◆ **Written task**
Will you write out the data exactly, excluding every picture?

◆ **Data lines**

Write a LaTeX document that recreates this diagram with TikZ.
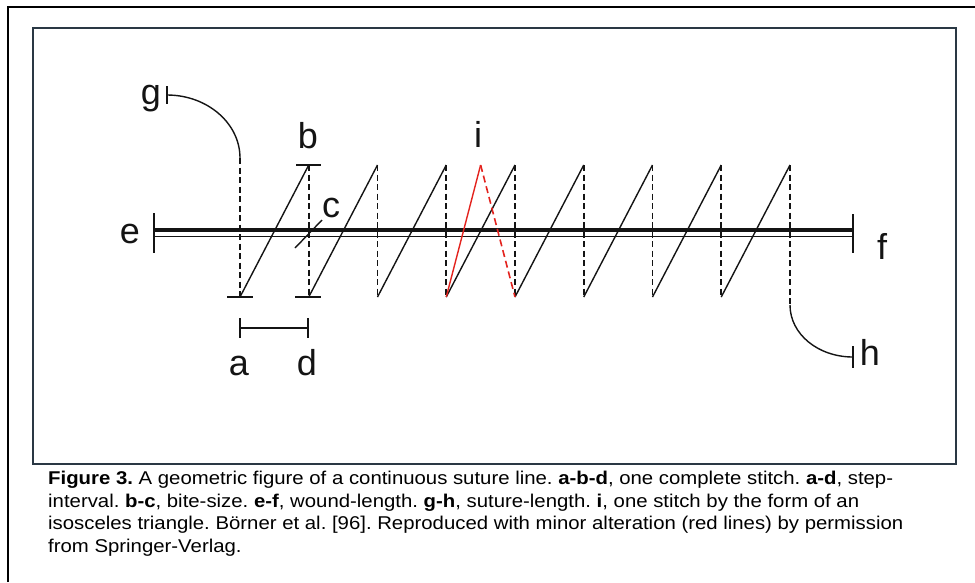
\documentclass[tikz,border=0pt]{standalone}
\usepackage{fontspec}
\setmainfont{Liberation Sans}
\newfontfamily\capfont[FakeStretch=1.1]{Liberation Sans}
\usetikzlibrary{calc}
\definecolor{ink}{HTML}{141414}
\definecolor{framec}{HTML}{2A3844}
\definecolor{redline}{HTML}{E3231E}
\tikzset{
  thread/.style={line width=1.4pt,color=ink},
  guide/.style={line width=1.6pt,color=ink,dash pattern=on 6pt off 3.5pt},
  redthread/.style={line width=1.4pt,color=redline},
  reddash/.style={redthread,line width=1.6pt,dash pattern=on 7pt off 4pt},
  tickc/.style={line width=1.4pt,color=ink},
  lbl/.style={font=\fontsize{36}{36}\selectfont,text=ink,inner sep=0pt,anchor=base},
  capt/.style={font=\capfont\fontsize{18.5}{22.4}\selectfont\frenchspacing,text=black,
    inner sep=0pt,align=left,anchor=base west}
}
\begin{document}
\begin{tikzpicture}[x=1pt,y=-1pt]
  \useasboundingbox (0,0) rectangle (975,582);
  % frames
  \draw[line width=1.2pt,color=black] (8,582) -- (8,7) -- (975,7);
  \draw[line width=2.8pt,color=framec] (33,28) rectangle (956,464);
  % stitch points, top and bottom
  \foreach \k in {0,...,8}{
    \coordinate (t\k) at (240+\k*68.75,165);
    \coordinate (b\k) at (240+\k*68.75,297);
  }
  \coordinate (apex) at ($(t3)!0.5!(t4)$);
  % wound line e-f
  \coordinate (e1) at (154,230.3);
  \coordinate (f1) at (853,230.3);
  \coordinate (e2) at (154,236.7);
  \coordinate (f2) at (853,236.7);
  \draw[line width=4pt,color=ink] (e1) -- (f1);
  \draw[line width=1.3pt,color=ink] (e2) -- (f2);
  \draw[tickc] (154,213) -- (154,253);
  \draw[tickc] (853,214) -- (853,253);
  % dashed passes under the wound
  \coordinate (gend) at (240,158);
  \coordinate (hend) at (790,305);
  \draw[guide] (gend) -- (b0);
  \foreach \k in {1,...,7}{\draw[guide] (t\k) -- (b\k);}
  \draw[guide] (t8) -- (hend);
  % visible diagonals
  \foreach \k [evaluate=\k as \n using int(\k+1)] in {0,...,7}{\draw[thread] (b\k) -- (t\n);}
  % red isosceles stitch
  \draw[redthread] (b3) -- (apex);
  \draw[reddash] (apex) -- (b4);
  % bars at b and bottom points
  \draw[tickc] (296,165) -- (321,165);
  \draw[tickc] (227,297) -- (253,297);
  \draw[tickc] (295,297) -- (321,297);
  % bite-size slash
  \coordinate (c1) at (295,248);
  \coordinate (c2) at (322,220);
  \draw[thread] (c1) -- (c2);
  % step interval a-d
  \coordinate (sa) at (240,328);
  \coordinate (sd) at (308,328);
  \draw[tickc] (sa) -- (sd);
  \draw[tickc] (240,318) -- (240,338);
  \draw[tickc] (308,318) -- (308,338);
  % suture length g-h
  \coordinate (gbar) at (167,95);
  \coordinate (hbar) at (853,357);
  \draw[thread] (gbar) .. controls (207,95) and (240,123) .. (gend);
  \draw[thread] (hend) .. controls (790,334) and (818,357) .. (hbar);
  \draw[tickc] (167,86) -- (167,104);
  \draw[tickc] (853,346) -- (853,368);
  % letters
  \node[lbl] (lg) at (151,104) {g};
  \node[lbl] (lb) at (308,148) {b};
  \node[lbl] (lc) at (331,217) {c};
  \node[lbl] (le) at (130,243) {e};
  \node[lbl] (lf) at (882,259) {f};
  \node[lbl] (li) at (478,147) {i};
  \node[lbl] (la) at (239,375) {a};
  \node[lbl] (ld) at (307,375) {d};
  \node[lbl] (lh) at (870,365) {h};
  % caption (base = last line)
  \node[capt] (caption) at (48,552) {\textbf{Figure 3.} A geometric figure of a continuous suture line. \textbf{a-b-d}, one complete stitch. \textbf{a-d}, step-\\
    interval. \textbf{b-c}, bite-size. \textbf{e-f}, wound-length. \textbf{g-h}, suture-length. \textbf{i}, one stitch by the form of an\\
    isosceles triangle. Börner et al. [96]. Reproduced with minor alteration (red lines) by permission\\
    from Springer-Verlag.};
\end{tikzpicture}
\end{document}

◆ **Correct answer**
Write a LaTeX document that recreates this diagram with TikZ.
\documentclass[tikz,border=0pt]{standalone}
\usepackage{fontspec}
\setmainfont{Liberation Sans}
\newfontfamily\capfont[FakeStretch=1.1]{Liberation Sans}
\usetikzlibrary{calc}
\definecolor{ink}{HTML}{141414}
\definecolor{framec}{HTML}{2A3844}
\definecolor{redline}{HTML}{E3231E}
\tikzset{
  thread/.style={line width=1.4pt,color=ink},
  guide/.style={line width=1.6pt,color=ink,dash pattern=on 6pt off 3.5pt},
  redthread/.style={line width=1.4pt,color=redline},
  reddash/.style={redthread,line width=1.6pt,dash pattern=on 7pt off 4pt},
  tickc/.style={line width=1.4pt,color=ink},
  lbl/.style={font=\fontsize{36}{36}\selectfont,text=ink,inner sep=0pt,anchor=base},
  capt/.style={font=\capfont\fontsize{18.5}{22.4}\selectfont\frenchspacing,text=black,
    inner sep=0pt,align=left,anchor=base west}
}
\begin{document}
\begin{tikzpicture}[x=1pt,y=-1pt]
  \useasboundingbox (0,0) rectangle (975,582);
  % frames
  \draw[line width=1.2pt,color=black] (8,582) -- (8,7) -- (975,7);
  \draw[line width=2.8pt,color=framec] (33,28) rectangle (956,464);
  % stitch points, top and bottom
  \foreach \k in {0,...,8}{
    \coordinate (t\k) at (240+\k*68.75,165);
    \coordinate (b\k) at (240+\k*68.75,297);
  }
  \coordinate (apex) at ($(t3)!0.5!(t4)$);
  % wound line e-f
  \coordinate (e1) at (154,230.3);
  \coordinate (f1) at (853,230.3);
  \coordinate (e2) at (154,236.7);
  \coordinate (f2) at (853,236.7);
  \draw[line width=4pt,color=ink] (e1) -- (f1);
  \draw[line width=1.3pt,color=ink] (e2) -- (f2);
  \draw[tickc] (154,213) -- (154,253);
  \draw[tickc] (853,214) -- (853,253);
  % dashed passes under the wound
  \coordinate (gend) at (240,158);
  \coordinate (hend) at (790,305);
  \draw[guide] (gend) -- (b0);
  \foreach \k in {1,...,7}{\draw[guide] (t\k) -- (b\k);}
  \draw[guide] (t8) -- (hend);
  % visible diagonals
  \foreach \k [evaluate=\k as \n using int(\k+1)] in {0,...,7}{\draw[thread] (b\k) -- (t\n);}
  % red isosceles stitch
  \draw[redthread] (b3) -- (apex);
  \draw[reddash] (apex) -- (b4);
  % bars at b and bottom points
  \draw[tickc] (296,165) -- (321,165);
  \draw[tickc] (227,297) -- (253,297);
  \draw[tickc] (295,297) -- (321,297);
  % bite-size slash
  \coordinate (c1) at (295,248);
  \coordinate (c2) at (322,220);
  \draw[thread] (c1) -- (c2);
  % step interval a-d
  \coordinate (sa) at (240,328);
  \coordinate (sd) at (308,328);
  \draw[tickc] (sa) -- (sd);
  \draw[tickc] (240,318) -- (240,338);
  \draw[tickc] (308,318) -- (308,338);
  % suture length g-h
  \coordinate (gbar) at (167,95);
  \coordinate (hbar) at (853,357);
  \draw[thread] (gbar) .. controls (207,95) and (240,123) .. (gend);
  \draw[thread] (hend) .. controls (790,334) and (818,357) .. (hbar);
  \draw[tickc] (167,86) -- (167,104);
  \draw[tickc] (853,346) -- (853,368);
  % letters
  \node[lbl] (lg) at (151,104) {g};
  \node[lbl] (lb) at (308,148) {b};
  \node[lbl] (lc) at (331,217) {c};
  \node[lbl] (le) at (130,243) {e};
  \node[lbl] (lf) at (882,259) {f};
  \node[lbl] (li) at (478,147) {i};
  \node[lbl] (la) at (239,375) {a};
  \node[lbl] (ld) at (307,375) {d};
  \node[lbl] (lh) at (870,365) {h};
  % caption (base = last line)
  \node[capt] (caption) at (48,552) {\textbf{Figure 3.} A geometric figure of a continuous suture line. \textbf{a-b-d}, one complete stitch. \textbf{a-d}, step-\\
    interval. \textbf{b-c}, bite-size. \textbf{e-f}, wound-length. \textbf{g-h}, suture-length. \textbf{i}, one stitch by the form of an\\
    isosceles triangle. Börner et al. [96]. Reproduced with minor alteration (red lines) by permission\\
    from Springer-Verlag.};
\end{tikzpicture}
\end{document}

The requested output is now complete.